By Ana Billotti
Round Table web producer
Sexual harassment by teachers, coaches or other school faculty of students in schools across the United States is an ongoing problem. As recently as February of this year, a teacher in Florida was arrested for inappropriate sexual contact with a student.
It is concerning that teachers and students are engaging in relationships outside of school. Teachers should and need to be professionals; they are hired to help students learn, grow and become capable individuals. They should not be partaking in a relationship that will never be accepted by the public and will only hurt those involved.
In 2007, Associated Press released a study in which it found “more than 2,500 cases over five years in which educators were punished for actions from bizarre to sadistic.” That was five years ago and, unfortunately, it seems as though that statistic has not improved.
Why do teachers and students engage in inappropriate relationships? Why do they step beyond the boundaries that are clearly defined? Why do teachers and students blur the lines between appropriate relationships and something that is far much worse?
No one is arguing that teacher-student relationships that go beyond the norm are okay. Well, except maybe the teacher and student involved.
Mary Kay Letourneau and Vili Fualaau are two such individuals who blurred the line of their teacher-student relationship. Letourneau was a teacher in Des Moines, Wash., when she began her relationship with then 13-year-old Fualaau.
Letourneau was eventually arrested after her former husband (whom she was married to while involved with Fualaau) notified the police. Letourneau served time in jail, but that didn’t stop her and Fualaau’s relationship. Today, they are married and have two kids.
The case of Letourneau and Fualaau is one of the most well-known cases of a teacher having a relationship with a student. When the story first came out in 1997, it broke national headlines. In the years since, the pair has been interviewed repeatedly and their wedding in 2005 was videotaped and sold to the press.
In recent years, more teachers have been caught having inappropriate relationships with students. Scott Spear, a former teacher and coach at a school in Maryland, was charged with a fourth-degree sex offense due to sleeping “with a 16-year-old female student from Richard Montgomery High School.”
Yet, in a surprising twist, Spear has been cleared of all charges. The normal reaction to this information should be “Why?”
According to Maryland state law, only full-time school personnel can be charged with having an inappropriate sexual relationship with a student. Spear was only a part-time employee and was therefore able to get the charges against him dropped.

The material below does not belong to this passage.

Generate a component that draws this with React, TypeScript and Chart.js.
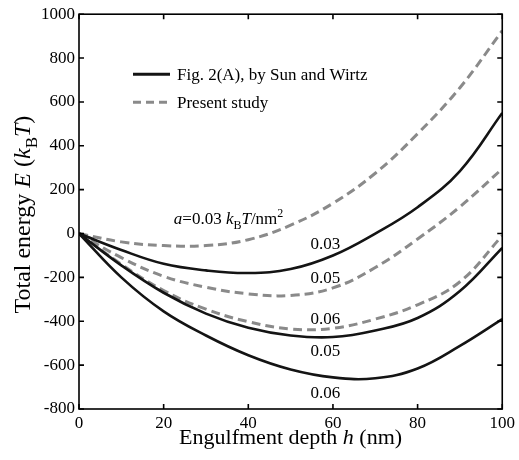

Spear now hopes to get his life and job back, reports CBS Baltimore.
This loophole in the law is incomprehensible. How can a teacher who was charged by the police with having sexual relations with a student get off scot-free? Spear, along with any other teacher who is caught having a relationship outside of school with a student, should be punished to the full extent of the law.
How dare a teacher walk away from this, not only without punishment, but with the possibility of once again working in a school system? These teachers have engaged in a relationship with a child and they are able to work with children again? That is so clearly flawed; it’s insane.
These young students, victims of an inappropriate adult relationship, are now going to be scarred for life. They will always carry the memories around with them and that is something that no young child should ever be forced to live with.
It is saddening that, in today’s world, the public no longer finds it shocking to hear that another teacher, coach or anyone in an advisory position has had an inappropriate relationship with a student. It is even sadder that the adults are often times able to get away with it.